MSDH has postponed making B’ville a testing site; state reporting by county explained
A nurse at Panola Medical Center interacts Friday afternoon with the passenger of a vehicle at the drive-thru setup at the Batesville hospital.
The drive thru testing area the State Department of Health officials had hoped to set up in the parking lot of the Batesville Civic Center by next week has been postponed without a completion date announced.
The county’s director of Emergency Operations, Daniel Cole, said Friday it’s simply a matter of lack of supplies and materials for testing pods at the state level that caused the postponement. He said Health Dept. officials have given him no reason to believe the Civic Center will not be a testing site in the next month.
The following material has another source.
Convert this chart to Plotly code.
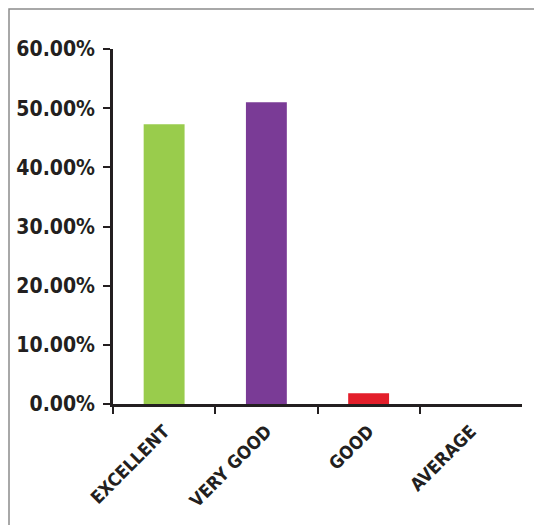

Batesville and Panola residents are being directed by primary care providers, who screen patients for Coronavirus symptoms, to the emergency room parking lot of Panola Medical Center. There, hospital nurses meet the patient and the test is performed following CDC guidelines.
State news outlets have published video and photos of testing tents being set up at the State Fairgrounds in Jackson. Additional sites will eventually have tents and pods erected for testing, depending on the availability of materials.
There have been no new cases of positive tests reported since Wednesday in Panola County.
Panola Medical Center reported at 4:30 p.m. they have received 42 calls about testing today, and nine patients went through the drive thru with four tested.
The hospital is scheduled to issue another release later Friday evening. It will be published when received .
Cole also said he has talked with people who are confused about the State Department of Health’s posting of confirmed cases by county, which does not show any cases for Panola.
It’s simply a matter of so much data being fed into the state’s system that it will take a few days to accurately document individual cases. A Panola County resident became the first local person to test positive. Officials received notification from the Health Dept. before 8 a.m. Wednesday of the first presumptive case of Covid-19 , and Cole made the news public about an hour later.
Some have complained that no more details of the positive tests have been released, and want officials to confirm in what part of Panola County the patient resides. Those details are private, and are dictated by national hospital and medical privacy laws.
In Panola’s first case, the patient was not swabbed in the county, and the sample tested was taken in another county. Until all the data is examined, the Panola County case will continue to be registered in another county.